I couldn’t put my finger on it, but this song… to my ears, this song clearly sounds like doing mdma at a Pride rave. It sounds like getting dolled up and going dancing in a sweaty basement. It sounded like getting wet in the misting rain, chatting in the smoke pit, the steam rising off our bodies.

Who’s Zara Larsson? I had never heard of her before.1 Is she gay?

I looked up the music video, and immediately I knew in my heart: no. This music video was made for the straight gaze. This woman is not gay. I read her Wikipedia page and confirmed my suspicion: she’s an ally, but no friend of Dorothy’s.

I felt confused. What is happening right now? Am I losing it? How could I feel this so clearly, and yet be so wrong?

I clicked on the Wikipedia page for the song itself and… there you were, Margo, credited as a producer. Oh shit, I thought, this song was made by a trans woman. THAT EXPLAINS THAT!

It gets better. I looked you up, and immediately found this interview in Dazed from January, 2026 where you explicitly position your art within a transgender sonic lineage.

How would you define that trans sonic identity in a few words? What does it sound like?

Margo XS: Malleable, synthetic, oftentimes confrontational, and oftentimes glossy. There’s also another side of it, [the idea that] it can be it can be anything, but there is a really beautiful lineage of trans women and the synthesizer, starting with Wendy Carlos and going up to SOPHIE.

The kind of equipment that was available at [Wendy Carlos’] time in the 70s was very analog sounding synthesizer, which had a lot of variables that could change to the weather in the room. It was very new. It was very unknown, and was very unstable. And, you know, think of that in relationship to being a trans woman in that period, it’s like it’s something you are. So you your body is still changeable and under your own control, but you are restricted by kind of the new of some of the technology surrounding these ideas at the time, and how that can change based on environment.

Whereas if you look at electronic musically by trans women in the 21st Century, there is a kind of refined plasticity that is able to be created or able to be synthesized due to less changing variables and more of a chance to have a platform. And so that’s just one, one way I think about kind of continuing a transgender lineage sonically and how sound mirrors the body and mirror our ideologies.

This floored me. This is SO COOL. This blew my mind.

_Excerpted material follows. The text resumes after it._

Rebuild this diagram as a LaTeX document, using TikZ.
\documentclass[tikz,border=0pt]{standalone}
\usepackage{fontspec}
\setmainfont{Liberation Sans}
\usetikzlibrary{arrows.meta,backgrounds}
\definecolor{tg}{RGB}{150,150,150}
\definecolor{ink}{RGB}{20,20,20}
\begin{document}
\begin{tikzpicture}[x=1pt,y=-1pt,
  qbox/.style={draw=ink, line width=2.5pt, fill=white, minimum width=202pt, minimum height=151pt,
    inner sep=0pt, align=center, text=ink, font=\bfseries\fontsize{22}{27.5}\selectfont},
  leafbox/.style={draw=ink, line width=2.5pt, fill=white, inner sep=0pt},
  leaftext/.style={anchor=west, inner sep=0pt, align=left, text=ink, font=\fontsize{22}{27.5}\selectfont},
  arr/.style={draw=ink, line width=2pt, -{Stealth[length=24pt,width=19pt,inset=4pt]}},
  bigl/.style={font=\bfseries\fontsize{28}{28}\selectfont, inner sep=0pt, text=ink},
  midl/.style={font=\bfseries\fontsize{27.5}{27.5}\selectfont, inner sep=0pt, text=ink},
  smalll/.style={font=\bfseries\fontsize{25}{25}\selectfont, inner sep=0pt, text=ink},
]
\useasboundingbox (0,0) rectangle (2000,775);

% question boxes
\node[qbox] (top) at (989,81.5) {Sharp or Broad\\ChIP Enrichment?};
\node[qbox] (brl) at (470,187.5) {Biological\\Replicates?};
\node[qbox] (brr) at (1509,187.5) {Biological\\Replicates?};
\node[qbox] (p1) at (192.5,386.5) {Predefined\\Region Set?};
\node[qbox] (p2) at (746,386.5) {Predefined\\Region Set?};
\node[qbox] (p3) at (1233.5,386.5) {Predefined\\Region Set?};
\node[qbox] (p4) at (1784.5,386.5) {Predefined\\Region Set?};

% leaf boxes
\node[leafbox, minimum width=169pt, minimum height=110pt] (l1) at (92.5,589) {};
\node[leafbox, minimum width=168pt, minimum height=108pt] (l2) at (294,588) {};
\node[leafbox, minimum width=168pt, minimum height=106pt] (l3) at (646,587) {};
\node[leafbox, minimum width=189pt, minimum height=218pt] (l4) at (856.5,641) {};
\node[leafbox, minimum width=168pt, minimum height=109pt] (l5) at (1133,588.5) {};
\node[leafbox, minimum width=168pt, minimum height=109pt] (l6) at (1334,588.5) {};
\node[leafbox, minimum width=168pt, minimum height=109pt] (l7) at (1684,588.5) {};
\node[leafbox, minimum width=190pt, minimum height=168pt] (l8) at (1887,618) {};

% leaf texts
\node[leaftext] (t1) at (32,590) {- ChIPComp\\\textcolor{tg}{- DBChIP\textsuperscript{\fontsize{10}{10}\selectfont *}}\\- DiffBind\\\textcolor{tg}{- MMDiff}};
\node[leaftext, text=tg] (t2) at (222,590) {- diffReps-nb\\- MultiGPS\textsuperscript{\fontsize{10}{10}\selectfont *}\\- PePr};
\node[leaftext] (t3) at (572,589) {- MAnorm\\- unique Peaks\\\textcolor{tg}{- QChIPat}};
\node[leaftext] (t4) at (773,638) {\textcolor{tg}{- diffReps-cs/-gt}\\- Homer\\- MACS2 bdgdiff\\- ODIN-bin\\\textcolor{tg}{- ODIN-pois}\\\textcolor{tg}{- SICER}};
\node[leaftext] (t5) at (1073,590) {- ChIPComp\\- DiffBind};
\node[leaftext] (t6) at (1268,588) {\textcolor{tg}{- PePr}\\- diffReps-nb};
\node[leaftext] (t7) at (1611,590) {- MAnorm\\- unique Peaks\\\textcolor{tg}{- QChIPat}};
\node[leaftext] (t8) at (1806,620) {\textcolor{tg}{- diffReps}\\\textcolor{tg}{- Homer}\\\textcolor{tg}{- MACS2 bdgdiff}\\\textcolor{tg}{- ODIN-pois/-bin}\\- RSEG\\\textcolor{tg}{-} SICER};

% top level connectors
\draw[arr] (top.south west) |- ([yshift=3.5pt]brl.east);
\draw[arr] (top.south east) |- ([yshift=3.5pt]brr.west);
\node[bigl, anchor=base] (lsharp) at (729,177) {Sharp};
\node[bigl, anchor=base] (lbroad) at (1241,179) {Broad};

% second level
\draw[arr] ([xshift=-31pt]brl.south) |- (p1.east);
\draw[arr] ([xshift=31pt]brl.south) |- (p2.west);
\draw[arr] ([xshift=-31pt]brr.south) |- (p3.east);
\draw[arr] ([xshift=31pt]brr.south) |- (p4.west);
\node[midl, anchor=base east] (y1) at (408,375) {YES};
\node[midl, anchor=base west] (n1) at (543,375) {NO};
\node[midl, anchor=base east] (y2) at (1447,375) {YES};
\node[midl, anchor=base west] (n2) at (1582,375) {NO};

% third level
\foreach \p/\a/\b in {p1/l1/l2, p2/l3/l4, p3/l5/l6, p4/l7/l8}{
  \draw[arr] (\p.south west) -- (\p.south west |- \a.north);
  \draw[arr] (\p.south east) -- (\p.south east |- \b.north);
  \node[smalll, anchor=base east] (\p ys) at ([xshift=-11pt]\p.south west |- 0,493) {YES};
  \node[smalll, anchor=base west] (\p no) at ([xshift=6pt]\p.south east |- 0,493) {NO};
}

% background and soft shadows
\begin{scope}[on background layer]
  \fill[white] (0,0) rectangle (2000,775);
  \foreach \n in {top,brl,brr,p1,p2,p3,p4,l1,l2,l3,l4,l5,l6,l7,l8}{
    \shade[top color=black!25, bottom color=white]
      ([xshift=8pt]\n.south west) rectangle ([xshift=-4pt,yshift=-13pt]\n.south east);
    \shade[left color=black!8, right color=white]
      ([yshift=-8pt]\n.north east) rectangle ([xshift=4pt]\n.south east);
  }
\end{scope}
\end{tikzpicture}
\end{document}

I mean, on the one hand, of course I liked your song: you DJ at the same kind of underground queer parties I attend as often as humanly possible. Of course your music appeals to me. On the other hand, though, it was a disorienting experience to realize that I had somehow heard that connection in your music.

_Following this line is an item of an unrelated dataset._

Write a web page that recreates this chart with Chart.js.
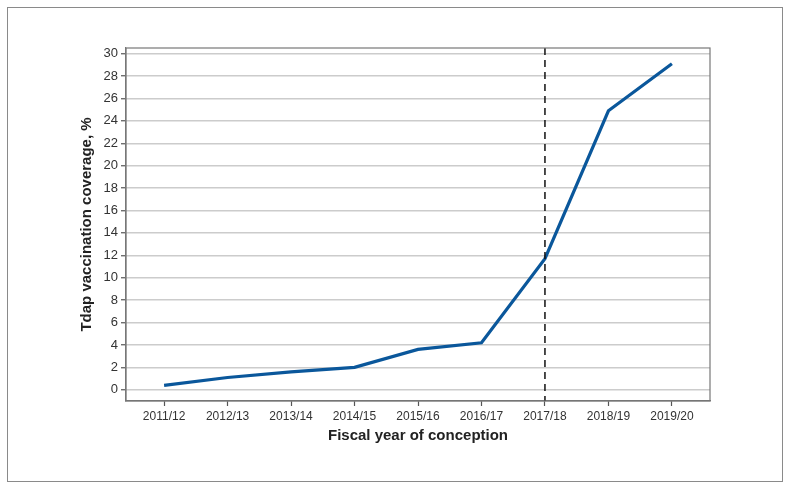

It blew me away that you managed to actually put all of that… sonic lineage in one of your songs, that there was something floating in the air that I could pick up, and immediately relate to, myself, as a fellow transgender woman. That’s pretty amazing.

I thought I would write you a letter and fangirl a little bit: I wanted to thank you for making your music.

If you ever come to Toronto, I’m sure we’d throw a cool party.

Warmest regards,
Filipa

  1. I now know that she is very famous, but I’m old, I’m a mom, I don’t know these things, okay?!?